====== SOURCE EXCERPT ======
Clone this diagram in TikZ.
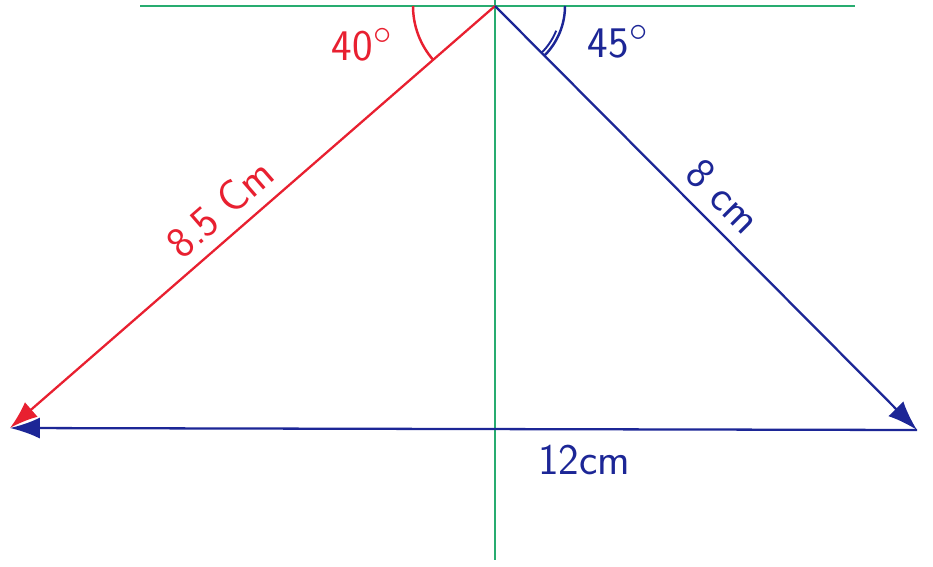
\documentclass[tikz,border=0pt]{standalone}
\usepackage{tikz}
\usetikzlibrary{arrows.meta}

\definecolor{penred}{RGB}{232,32,48}
\definecolor{penblue}{RGB}{28,38,150}
\definecolor{pengreen}{RGB}{40,172,112}

\begin{document}
\begin{tikzpicture}[x=0.02cm, y=0.02cm,
  guide/.style={pengreen, line width=1.2pt},
  redvec/.style={penred, line width=1.3pt, -{Latex[length=16pt,width=11pt]}},
  bluevec/.style={penblue, line width=1.3pt, -{Latex[length=17pt,width=12pt]}},
  redtxt/.style={penred, font=\Huge\sffamily, inner sep=0pt},
  bluetxt/.style={penblue, font=\Huge\sffamily, inner sep=0pt}]
\useasboundingbox (0,0) rectangle (933,566);
\coordinate (O) at (495,560);
\coordinate (A) at (10,138);
\coordinate (B) at (917,136);
\coordinate (hl) at (140,560);
\coordinate (hr) at (855,560);
\coordinate (vt) at (495,566);
\coordinate (vb) at (495,6);
\draw[guide] (hl) -- (hr);
\draw[guide] (vt) -- (vb);
\draw[redvec] (O) -- (A);
\draw[bluevec] (O) -- (B);
\draw[bluevec] (B) -- (A);
\draw[penred, line width=1.4pt] (O) ++(180:82) arc[start angle=180, end angle=221, radius=82];
\draw[penblue, line width=1.4pt] (O) ++(0:70) arc[start angle=0, end angle=-45, radius=70];
\draw[penblue, line width=1.1pt] (O) ++(-22:66) arc[start angle=-22, end angle=-45, radius=66];
\node[redtxt] (ang40) at (362,521) {40$^\circ$};
\node[bluetxt] (ang45) at (618,524) {45$^\circ$};
\node[redtxt, rotate=41] (len85) at (220,358) {8.5 Cm};
\node[bluetxt, rotate=-45] (len8) at (724,370) {8 cm};
\node[bluetxt] (len12) at (584,106) {12cm};
\end{tikzpicture}
\end{document}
======
### WHAT TO WORK ON
Return the listing above unchanged, apart from dropping its pictures.

### SOLUTION TO THIS PROBLEM
Clone this diagram in TikZ.
\documentclass[tikz,border=0pt]{standalone}
\usepackage{tikz}
\usetikzlibrary{arrows.meta}

\definecolor{penred}{RGB}{232,32,48}
\definecolor{penblue}{RGB}{28,38,150}
\definecolor{pengreen}{RGB}{40,172,112}

\begin{document}
\begin{tikzpicture}[x=0.02cm, y=0.02cm,
  guide/.style={pengreen, line width=1.2pt},
  redvec/.style={penred, line width=1.3pt, -{Latex[length=16pt,width=11pt]}},
  bluevec/.style={penblue, line width=1.3pt, -{Latex[length=17pt,width=12pt]}},
  redtxt/.style={penred, font=\Huge\sffamily, inner sep=0pt},
  bluetxt/.style={penblue, font=\Huge\sffamily, inner sep=0pt}]
\useasboundingbox (0,0) rectangle (933,566);
\coordinate (O) at (495,560);
\coordinate (A) at (10,138);
\coordinate (B) at (917,136);
\coordinate (hl) at (140,560);
\coordinate (hr) at (855,560);
\coordinate (vt) at (495,566);
\coordinate (vb) at (495,6);
\draw[guide] (hl) -- (hr);
\draw[guide] (vt) -- (vb);
\draw[redvec] (O) -- (A);
\draw[bluevec] (O) -- (B);
\draw[bluevec] (B) -- (A);
\draw[penred, line width=1.4pt] (O) ++(180:82) arc[start angle=180, end angle=221, radius=82];
\draw[penblue, line width=1.4pt] (O) ++(0:70) arc[start angle=0, end angle=-45, radius=70];
\draw[penblue, line width=1.1pt] (O) ++(-22:66) arc[start angle=-22, end angle=-45, radius=66];
\node[redtxt] (ang40) at (362,521) {40$^\circ$};
\node[bluetxt] (ang45) at (618,524) {45$^\circ$};
\node[redtxt, rotate=41] (len85) at (220,358) {8.5 Cm};
\node[bluetxt, rotate=-45] (len8) at (724,370) {8 cm};
\node[bluetxt] (len12) at (584,106) {12cm};
\end{tikzpicture}
\end{document}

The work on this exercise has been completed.